In some cases the artwork is blatantly deceptive. More often, photos were snapped when a hotel was newly built or freshly remodeled, and time has taken a toll. There are even cases where photos depict a hotel before it was remodeled — and guests still dock points.
The point is that people want hotels to represent themselves accurately online. The presentation of imagery, whether on a proprietary web site or an OTA, is a defining moment. If the dream is too far away from reality, no amount of smiles or service will bring the experience back.
An old study on consumer perceptions of advertising, prepared by the British Advertising Standards Authority in 2002, discusses a phenomenon it calls “untruthful truthful advertising” wherein the advertiser “does not communicate the true or whole picture” and “highlights substantial benefits but is vague in its communication of the implications or downsides.”
Most inaccuracies in hotel photography fit this description. The photos are of actual rooms and amenities, yes — but clever cropping or fishbowl effects lead the potential guest into a dream world. In many cases, the variation in rooms is not properly addressed. Rather than updating photography to accurately reflect current realities and various rooms, hotels play a dangerous game of untruthful truthful advertising.
Oyster, a competitor of TripAdvisor, seeks to address these problems by billing itself the “hotel tell-all” and laying claim to internet’s largest collection of honest hotel photos. The reviews are curated by “professional investigators,” and every listing is given a frank comparison of pros and cons. Oyster’s collection of “photo fakeouts” is quite entertaining, and a good illustration of the type of snake-oil shenanigans hotels get up to.
The kicker is that snake oil actually works. It’s an old remedy for arthritis and bursitis that was used by Chinese immigrant workers during the construction of the American Transcontinental Railroad.
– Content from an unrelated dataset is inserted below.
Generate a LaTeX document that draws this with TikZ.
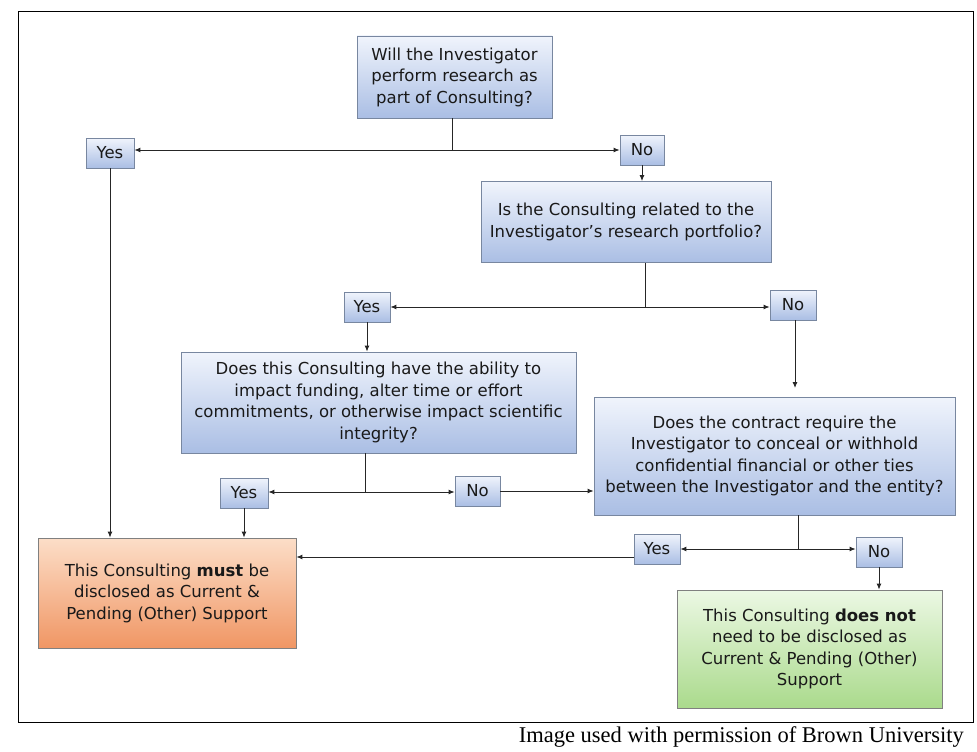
\documentclass[tikz,border=0pt]{standalone}
\usepackage{fontspec}
\setmainfont{DejaVu Sans}
\newfontfamily\capfont{Liberation Serif}
\usetikzlibrary{arrows.meta}
\definecolor{bord}{RGB}{120,135,160}
\definecolor{btop}{RGB}{240,244,252}
\definecolor{bbot}{RGB}{170,190,228}
\definecolor{otop}{RGB}{252,222,200}
\definecolor{obot}{RGB}{240,150,100}
\definecolor{gtop}{RGB}{236,248,228}
\definecolor{gbot}{RGB}{170,218,140}
\tikzset{
  bx/.style={draw=bord, line width=0.8pt, top color=btop, bottom color=bbot, align=center, inner sep=0pt,
    font=\fontsize{16.5}{21.5}\selectfont, text=black!90},
  yn/.style={bx, font=\fontsize{16.5}{18}\selectfont},
  ln/.style={line width=0.9pt, black!85},
  ar/.style={ln, -{Latex[length=6pt,width=5pt]}}
}
\begin{document}
\begin{tikzpicture}[x=1pt,y=-1pt]
\useasboundingbox (0,0) rectangle (977,752);
\draw[line width=1pt] (18,12) rectangle (973,722);
\node[font=\capfont\fontsize{22.5}{24}\selectfont, anchor=east, inner sep=0pt] (cap) at (964,737) {Image used with permission of Brown University};

\node[bx, minimum width=195, minimum height=82] (q1) at (454.5,77) {Will the Investigator\\perform research as\\part of Consulting?};
\node[yn, minimum width=48, minimum height=30] (y1) at (110,153) {Yes};
\node[yn, minimum width=44, minimum height=30] (n1) at (642,150) {No};
\node[bx, minimum width=290, minimum height=81] (q2) at (626,222) {Is the Consulting related to the\\Investigator’s research portfolio?};
\node[yn, minimum width=46, minimum height=30] (y2) at (367,307) {Yes};
\node[yn, minimum width=46, minimum height=30] (n2) at (793,305) {No};
\node[bx, minimum width=395, minimum height=101] (q3) at (378.5,402.5) {Does this Consulting have the ability to\\impact funding, alter time or effort\\commitments, or otherwise impact scientific\\integrity?};
\node[bx, minimum width=361, minimum height=118] (q4) at (774.5,456) {Does the contract require the\\Investigator to conceal or withhold\\confidential financial or other ties\\between the Investigator and the entity?};
\node[yn, minimum width=48, minimum height=30] (y3) at (244,493) {Yes};
\node[yn, minimum width=45, minimum height=30] (n3) at (477.5,491) {No};
\node[yn, minimum width=46, minimum height=30] (y4) at (657,549) {Yes};
\node[yn, minimum width=46, minimum height=30] (n4) at (879,552) {No};
\node[bx, top color=otop, bottom color=obot, draw=gray, minimum width=258, minimum height=110] (or) at (167,593) {This Consulting \textbf{must} be\\disclosed as Current \&\\Pending (Other) Support};
\node[bx, top color=gtop, bottom color=gbot, draw=gray, minimum width=265, minimum height=118] (gr) at (809.5,649) {This Consulting \textbf{does not}\\need to be disclosed as\\Current \& Pending (Other)\\Support};

\coordinate (j1) at (452,150);
\draw[ln] (452,118) -- (j1);
\draw[ar] (j1) -- (y1.east |- j1);
\draw[ar] (j1) -- (n1.west);
\draw[ar] (n1.south) -- (q2.north -| n1.south);
\coordinate (j2) at (645,307);
\draw[ln] (645,263) -- (j2);
\draw[ar] (j2) -- (y2.east);
\draw[ar] (j2) -- (n2.west |- j2);
\draw[ar] (y2.south) -- (q3.north -| y2.south);
\draw[ar] (795,320) -- (795,388);
\coordinate (j3) at (365,492);
\draw[ln] (365,453) -- (j3);
\draw[ar] (j3) -- (y3.east |- j3);
\draw[ar] (j3) -- (n3.west |- j3);
\draw[ar] (n3.east) -- (q4.west |- n3.east);
\draw[ar] (y3.south) -- (or.north -| y3.south);
\draw[ar] (y1.south) -- (or.north -| y1.south);
\coordinate (j4) at (798,549);
\draw[ln] (798,515) -- (j4);
\draw[ar] (j4) -- (y4.east);
\draw[ar] (j4) -- (n4.west |- j4);
\draw[ar] (634,557) -- (or.east |- 0,557);
\draw[ar] (n4.south) -- (gr.north -| n4.south);
\end{tikzpicture}
\end{document}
It only became synonymous with fraud when certain individuals with questionable ethics saw an opportunity to play fast and loose with the hopes, dreams and expectations of ordinary folks and claimed it would fix almost anything. Likewise, hotel photography actually works to draw in and sustain business — but only when its claims are backed by reality.
Clark Stanley, the “rattlesnake king” who built a business empire on snake oil in the 19th century, was only fined $20 by the U.S. government when testing revealed his product to be worthless and devoid of snake oil. Those were different times. In today’s world of highly informed and skeptical guests, hotels that blatantly set up false expectations pay a higher price.